## AIM OF THE EXERCISE
Retype exactly the lines from the line containing "What React, TypeScript" through the line containing "const weeks = [0.5, 13, 26, 52, 78];", both included, and nothing more; skip the pictures.

## MATERIAL SUPPLIED
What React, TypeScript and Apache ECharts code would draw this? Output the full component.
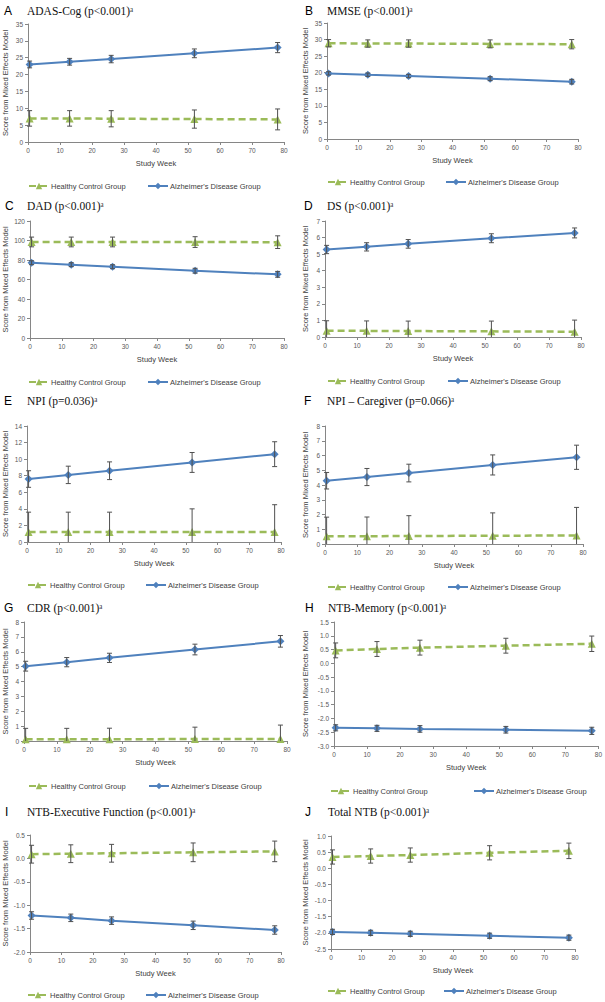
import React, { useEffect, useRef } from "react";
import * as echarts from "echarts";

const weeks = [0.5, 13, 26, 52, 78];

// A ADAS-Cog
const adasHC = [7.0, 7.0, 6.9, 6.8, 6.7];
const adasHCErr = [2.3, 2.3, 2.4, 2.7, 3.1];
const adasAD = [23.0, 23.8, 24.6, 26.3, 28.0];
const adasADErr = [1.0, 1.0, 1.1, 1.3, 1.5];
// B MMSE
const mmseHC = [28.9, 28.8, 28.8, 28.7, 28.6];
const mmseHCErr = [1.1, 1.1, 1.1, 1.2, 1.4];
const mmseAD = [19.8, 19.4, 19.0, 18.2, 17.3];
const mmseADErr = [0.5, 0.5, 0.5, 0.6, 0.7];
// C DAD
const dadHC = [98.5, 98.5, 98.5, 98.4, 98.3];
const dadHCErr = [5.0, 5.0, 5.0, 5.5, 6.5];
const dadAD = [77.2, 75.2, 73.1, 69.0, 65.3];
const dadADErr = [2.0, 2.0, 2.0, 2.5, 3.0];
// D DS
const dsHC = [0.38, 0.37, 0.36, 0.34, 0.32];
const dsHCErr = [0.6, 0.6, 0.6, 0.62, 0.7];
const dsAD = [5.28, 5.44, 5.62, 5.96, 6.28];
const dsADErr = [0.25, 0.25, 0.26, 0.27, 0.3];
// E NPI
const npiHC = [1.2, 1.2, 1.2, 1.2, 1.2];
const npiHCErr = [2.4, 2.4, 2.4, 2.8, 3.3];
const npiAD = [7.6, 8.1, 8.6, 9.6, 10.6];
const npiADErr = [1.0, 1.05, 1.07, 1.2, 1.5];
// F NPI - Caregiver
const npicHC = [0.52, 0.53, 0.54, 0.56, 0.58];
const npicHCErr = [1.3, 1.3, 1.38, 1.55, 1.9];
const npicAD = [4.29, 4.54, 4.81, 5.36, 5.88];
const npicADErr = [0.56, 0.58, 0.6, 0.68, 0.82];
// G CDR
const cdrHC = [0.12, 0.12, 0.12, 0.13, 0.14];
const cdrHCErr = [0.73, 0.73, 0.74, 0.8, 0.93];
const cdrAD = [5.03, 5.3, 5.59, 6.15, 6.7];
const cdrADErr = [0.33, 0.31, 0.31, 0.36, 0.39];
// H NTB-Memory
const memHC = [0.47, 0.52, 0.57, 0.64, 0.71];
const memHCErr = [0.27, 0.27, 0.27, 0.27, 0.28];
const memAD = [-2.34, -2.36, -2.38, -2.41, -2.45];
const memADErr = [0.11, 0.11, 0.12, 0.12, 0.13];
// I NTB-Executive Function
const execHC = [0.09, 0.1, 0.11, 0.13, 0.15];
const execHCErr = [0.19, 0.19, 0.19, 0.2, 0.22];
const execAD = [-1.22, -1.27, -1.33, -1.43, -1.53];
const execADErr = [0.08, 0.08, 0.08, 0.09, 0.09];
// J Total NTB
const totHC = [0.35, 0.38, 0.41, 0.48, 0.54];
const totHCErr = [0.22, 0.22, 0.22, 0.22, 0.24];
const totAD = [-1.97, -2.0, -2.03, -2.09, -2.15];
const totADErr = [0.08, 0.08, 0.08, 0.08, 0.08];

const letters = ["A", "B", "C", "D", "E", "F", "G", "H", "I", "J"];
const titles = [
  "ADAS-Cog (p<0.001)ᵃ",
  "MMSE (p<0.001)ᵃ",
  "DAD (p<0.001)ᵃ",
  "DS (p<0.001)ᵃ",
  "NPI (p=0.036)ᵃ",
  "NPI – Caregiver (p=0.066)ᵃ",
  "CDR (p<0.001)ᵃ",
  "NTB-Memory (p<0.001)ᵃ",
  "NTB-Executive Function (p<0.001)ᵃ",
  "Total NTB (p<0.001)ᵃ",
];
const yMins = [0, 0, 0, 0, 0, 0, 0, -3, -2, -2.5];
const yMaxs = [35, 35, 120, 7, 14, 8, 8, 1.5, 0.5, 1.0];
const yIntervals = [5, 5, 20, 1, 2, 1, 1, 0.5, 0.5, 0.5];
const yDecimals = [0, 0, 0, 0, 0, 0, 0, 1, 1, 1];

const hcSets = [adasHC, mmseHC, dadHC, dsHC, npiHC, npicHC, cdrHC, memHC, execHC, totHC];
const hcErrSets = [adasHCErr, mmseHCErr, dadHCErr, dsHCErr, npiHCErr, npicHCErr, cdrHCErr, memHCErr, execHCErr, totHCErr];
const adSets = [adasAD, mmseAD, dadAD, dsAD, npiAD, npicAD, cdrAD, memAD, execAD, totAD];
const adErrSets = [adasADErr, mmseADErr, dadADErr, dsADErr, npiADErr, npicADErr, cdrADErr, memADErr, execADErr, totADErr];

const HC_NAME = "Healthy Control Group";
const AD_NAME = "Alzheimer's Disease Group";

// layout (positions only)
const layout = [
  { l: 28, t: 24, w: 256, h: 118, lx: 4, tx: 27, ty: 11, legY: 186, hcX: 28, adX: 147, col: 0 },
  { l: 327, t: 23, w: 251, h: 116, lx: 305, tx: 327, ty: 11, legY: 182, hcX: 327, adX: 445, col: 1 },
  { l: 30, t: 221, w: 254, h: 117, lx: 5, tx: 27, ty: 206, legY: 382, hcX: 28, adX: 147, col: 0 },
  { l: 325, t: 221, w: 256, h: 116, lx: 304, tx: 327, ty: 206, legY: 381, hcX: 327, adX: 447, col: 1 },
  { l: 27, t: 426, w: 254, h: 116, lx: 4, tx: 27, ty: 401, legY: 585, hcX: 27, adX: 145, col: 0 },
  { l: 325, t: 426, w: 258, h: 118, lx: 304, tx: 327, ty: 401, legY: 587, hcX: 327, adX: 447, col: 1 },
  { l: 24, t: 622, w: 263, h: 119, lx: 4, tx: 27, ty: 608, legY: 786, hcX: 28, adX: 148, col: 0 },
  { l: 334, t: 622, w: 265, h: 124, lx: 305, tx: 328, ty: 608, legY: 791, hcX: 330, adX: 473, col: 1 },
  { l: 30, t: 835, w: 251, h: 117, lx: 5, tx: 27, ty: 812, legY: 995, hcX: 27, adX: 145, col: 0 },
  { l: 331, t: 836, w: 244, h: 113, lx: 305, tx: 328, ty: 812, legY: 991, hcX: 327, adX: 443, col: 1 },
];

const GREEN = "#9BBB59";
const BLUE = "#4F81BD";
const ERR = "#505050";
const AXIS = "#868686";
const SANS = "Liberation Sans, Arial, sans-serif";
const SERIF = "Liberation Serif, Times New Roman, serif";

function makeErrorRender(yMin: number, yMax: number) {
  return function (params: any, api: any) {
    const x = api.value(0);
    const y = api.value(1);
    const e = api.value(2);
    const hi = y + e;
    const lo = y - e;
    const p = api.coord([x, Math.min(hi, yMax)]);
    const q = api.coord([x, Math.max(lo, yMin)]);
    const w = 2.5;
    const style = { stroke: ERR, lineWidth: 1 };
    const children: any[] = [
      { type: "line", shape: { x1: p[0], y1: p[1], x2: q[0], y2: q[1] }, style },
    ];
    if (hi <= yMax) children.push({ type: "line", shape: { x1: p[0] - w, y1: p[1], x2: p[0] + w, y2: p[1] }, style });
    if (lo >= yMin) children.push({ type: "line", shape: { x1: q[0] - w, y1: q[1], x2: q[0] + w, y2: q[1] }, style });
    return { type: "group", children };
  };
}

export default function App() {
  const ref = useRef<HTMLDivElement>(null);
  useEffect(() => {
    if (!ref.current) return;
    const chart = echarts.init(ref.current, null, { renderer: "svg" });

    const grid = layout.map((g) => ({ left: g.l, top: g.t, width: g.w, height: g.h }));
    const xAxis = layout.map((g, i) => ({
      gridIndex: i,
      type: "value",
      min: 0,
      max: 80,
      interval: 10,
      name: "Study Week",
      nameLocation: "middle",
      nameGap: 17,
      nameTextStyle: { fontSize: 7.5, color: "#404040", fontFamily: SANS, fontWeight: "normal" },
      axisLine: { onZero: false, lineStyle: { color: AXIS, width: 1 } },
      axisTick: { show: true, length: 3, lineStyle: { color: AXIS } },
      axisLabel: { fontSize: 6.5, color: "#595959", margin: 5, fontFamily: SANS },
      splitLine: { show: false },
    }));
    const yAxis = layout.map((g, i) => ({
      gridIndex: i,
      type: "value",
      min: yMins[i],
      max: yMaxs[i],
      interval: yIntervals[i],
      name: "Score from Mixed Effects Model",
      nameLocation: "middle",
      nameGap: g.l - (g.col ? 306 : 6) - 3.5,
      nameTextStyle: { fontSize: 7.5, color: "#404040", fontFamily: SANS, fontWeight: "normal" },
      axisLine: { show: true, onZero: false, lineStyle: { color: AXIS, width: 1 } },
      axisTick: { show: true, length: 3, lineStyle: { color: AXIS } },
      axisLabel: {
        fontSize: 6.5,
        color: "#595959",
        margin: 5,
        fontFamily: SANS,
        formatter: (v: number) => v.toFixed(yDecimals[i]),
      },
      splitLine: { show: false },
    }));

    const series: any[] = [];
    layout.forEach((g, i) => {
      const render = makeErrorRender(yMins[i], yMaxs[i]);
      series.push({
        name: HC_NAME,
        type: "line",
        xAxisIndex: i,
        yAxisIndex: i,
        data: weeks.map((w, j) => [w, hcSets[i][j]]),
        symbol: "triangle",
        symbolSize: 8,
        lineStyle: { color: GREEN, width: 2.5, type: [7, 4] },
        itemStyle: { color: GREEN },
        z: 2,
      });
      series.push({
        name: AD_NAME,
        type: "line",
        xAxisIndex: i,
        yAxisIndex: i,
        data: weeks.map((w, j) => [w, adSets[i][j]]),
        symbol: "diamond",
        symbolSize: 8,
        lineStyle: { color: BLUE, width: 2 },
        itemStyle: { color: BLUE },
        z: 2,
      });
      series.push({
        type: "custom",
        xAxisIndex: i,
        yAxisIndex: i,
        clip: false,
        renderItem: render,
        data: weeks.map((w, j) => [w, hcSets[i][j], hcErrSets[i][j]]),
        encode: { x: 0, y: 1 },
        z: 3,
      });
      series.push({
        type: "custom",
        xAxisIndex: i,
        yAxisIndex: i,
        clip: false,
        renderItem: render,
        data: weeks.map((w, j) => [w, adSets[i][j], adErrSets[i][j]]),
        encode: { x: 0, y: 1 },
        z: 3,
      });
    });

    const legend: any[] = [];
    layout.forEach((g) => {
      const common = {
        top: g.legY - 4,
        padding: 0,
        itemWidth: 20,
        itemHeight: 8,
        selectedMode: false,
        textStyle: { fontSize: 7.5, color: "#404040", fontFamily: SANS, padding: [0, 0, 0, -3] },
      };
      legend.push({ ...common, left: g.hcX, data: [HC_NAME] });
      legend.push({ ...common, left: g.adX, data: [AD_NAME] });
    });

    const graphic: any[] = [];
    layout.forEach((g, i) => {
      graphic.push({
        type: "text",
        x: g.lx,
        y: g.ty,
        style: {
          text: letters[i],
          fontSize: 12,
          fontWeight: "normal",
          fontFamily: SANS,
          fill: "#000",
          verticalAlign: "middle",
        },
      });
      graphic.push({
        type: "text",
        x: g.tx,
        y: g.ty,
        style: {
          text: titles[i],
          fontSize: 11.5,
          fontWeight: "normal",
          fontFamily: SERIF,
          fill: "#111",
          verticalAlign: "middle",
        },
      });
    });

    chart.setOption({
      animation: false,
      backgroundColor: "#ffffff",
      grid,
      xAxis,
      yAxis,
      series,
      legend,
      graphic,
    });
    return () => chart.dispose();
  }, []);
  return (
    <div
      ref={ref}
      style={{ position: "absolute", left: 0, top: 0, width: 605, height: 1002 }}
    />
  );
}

--

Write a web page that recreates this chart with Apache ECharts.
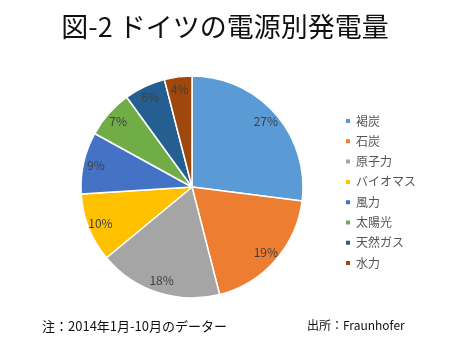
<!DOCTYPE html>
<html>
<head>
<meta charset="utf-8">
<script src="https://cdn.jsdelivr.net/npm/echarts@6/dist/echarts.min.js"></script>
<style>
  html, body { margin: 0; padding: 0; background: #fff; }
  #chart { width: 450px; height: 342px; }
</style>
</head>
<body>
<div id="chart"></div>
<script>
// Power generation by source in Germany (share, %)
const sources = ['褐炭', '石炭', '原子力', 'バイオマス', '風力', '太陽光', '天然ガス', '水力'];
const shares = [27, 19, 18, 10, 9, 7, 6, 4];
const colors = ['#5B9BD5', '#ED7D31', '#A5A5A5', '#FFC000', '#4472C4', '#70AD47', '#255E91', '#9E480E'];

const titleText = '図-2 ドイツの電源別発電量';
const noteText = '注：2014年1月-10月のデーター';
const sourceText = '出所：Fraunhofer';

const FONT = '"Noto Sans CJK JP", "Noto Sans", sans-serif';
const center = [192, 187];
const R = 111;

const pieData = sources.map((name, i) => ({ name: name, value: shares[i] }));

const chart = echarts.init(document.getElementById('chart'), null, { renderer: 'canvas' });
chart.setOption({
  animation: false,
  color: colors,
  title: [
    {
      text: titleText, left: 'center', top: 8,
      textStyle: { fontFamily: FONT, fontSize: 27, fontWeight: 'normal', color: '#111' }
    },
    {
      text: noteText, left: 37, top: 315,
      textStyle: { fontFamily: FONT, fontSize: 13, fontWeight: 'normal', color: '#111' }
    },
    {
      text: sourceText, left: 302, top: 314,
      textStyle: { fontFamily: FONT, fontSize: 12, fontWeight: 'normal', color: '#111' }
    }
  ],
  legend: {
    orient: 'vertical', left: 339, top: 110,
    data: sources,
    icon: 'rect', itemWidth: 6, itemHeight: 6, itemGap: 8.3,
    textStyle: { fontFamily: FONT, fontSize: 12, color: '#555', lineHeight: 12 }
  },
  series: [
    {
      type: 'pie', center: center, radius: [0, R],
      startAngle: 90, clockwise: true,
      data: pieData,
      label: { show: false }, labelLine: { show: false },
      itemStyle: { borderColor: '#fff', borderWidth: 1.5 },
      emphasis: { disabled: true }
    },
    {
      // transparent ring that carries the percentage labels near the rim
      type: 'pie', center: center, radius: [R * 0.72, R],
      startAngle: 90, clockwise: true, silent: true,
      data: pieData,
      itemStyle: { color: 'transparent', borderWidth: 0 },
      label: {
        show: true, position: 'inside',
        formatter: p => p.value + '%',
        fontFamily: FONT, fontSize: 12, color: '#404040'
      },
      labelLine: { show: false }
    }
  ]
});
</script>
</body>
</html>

--

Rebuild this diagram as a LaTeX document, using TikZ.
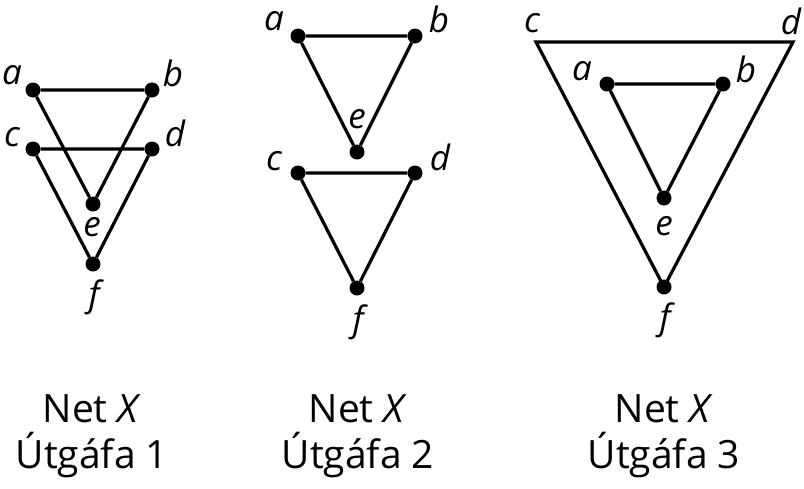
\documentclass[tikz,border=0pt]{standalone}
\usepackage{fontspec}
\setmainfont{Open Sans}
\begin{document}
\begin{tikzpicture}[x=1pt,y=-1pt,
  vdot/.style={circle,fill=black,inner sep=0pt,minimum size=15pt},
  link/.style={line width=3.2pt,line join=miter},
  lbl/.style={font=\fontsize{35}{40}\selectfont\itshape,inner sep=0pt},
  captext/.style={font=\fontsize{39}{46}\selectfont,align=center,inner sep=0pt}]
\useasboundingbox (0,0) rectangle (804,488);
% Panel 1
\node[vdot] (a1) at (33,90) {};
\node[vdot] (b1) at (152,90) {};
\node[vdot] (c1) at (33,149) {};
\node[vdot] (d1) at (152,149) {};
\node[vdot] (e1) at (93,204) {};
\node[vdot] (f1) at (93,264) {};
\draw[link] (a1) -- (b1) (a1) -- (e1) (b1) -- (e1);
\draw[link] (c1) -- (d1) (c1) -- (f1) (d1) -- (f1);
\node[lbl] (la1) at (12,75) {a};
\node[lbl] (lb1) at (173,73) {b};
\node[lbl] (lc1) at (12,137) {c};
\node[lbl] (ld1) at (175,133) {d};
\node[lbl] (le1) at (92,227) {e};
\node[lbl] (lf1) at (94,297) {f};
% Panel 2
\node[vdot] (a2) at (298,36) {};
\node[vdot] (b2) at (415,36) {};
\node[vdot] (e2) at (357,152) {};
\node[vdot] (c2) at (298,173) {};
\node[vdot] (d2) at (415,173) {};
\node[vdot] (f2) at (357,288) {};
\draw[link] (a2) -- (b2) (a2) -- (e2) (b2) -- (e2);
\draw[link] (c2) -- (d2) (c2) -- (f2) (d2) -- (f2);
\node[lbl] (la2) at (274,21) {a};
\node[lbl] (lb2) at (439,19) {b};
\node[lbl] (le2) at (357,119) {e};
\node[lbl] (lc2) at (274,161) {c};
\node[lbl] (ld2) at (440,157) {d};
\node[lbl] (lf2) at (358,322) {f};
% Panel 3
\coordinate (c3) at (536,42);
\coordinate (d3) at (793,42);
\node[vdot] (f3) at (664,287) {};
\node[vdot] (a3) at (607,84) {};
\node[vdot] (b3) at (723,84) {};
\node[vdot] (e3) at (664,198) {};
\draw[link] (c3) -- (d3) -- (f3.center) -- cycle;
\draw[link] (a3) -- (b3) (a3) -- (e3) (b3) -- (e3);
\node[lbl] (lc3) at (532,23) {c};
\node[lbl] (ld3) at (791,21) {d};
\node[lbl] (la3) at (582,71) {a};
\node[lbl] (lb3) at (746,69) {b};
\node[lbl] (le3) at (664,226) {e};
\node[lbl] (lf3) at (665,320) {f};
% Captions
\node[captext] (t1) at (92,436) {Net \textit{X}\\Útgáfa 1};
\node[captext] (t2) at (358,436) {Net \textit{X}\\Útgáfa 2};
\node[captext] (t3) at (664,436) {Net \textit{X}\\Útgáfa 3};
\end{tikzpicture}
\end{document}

## RESULT FOR THIS TASK
What React, TypeScript and Apache ECharts code would draw this? Output the full component.
import React, { useEffect, useRef } from "react";
import * as echarts from "echarts";

const weeks = [0.5, 13, 26, 52, 78];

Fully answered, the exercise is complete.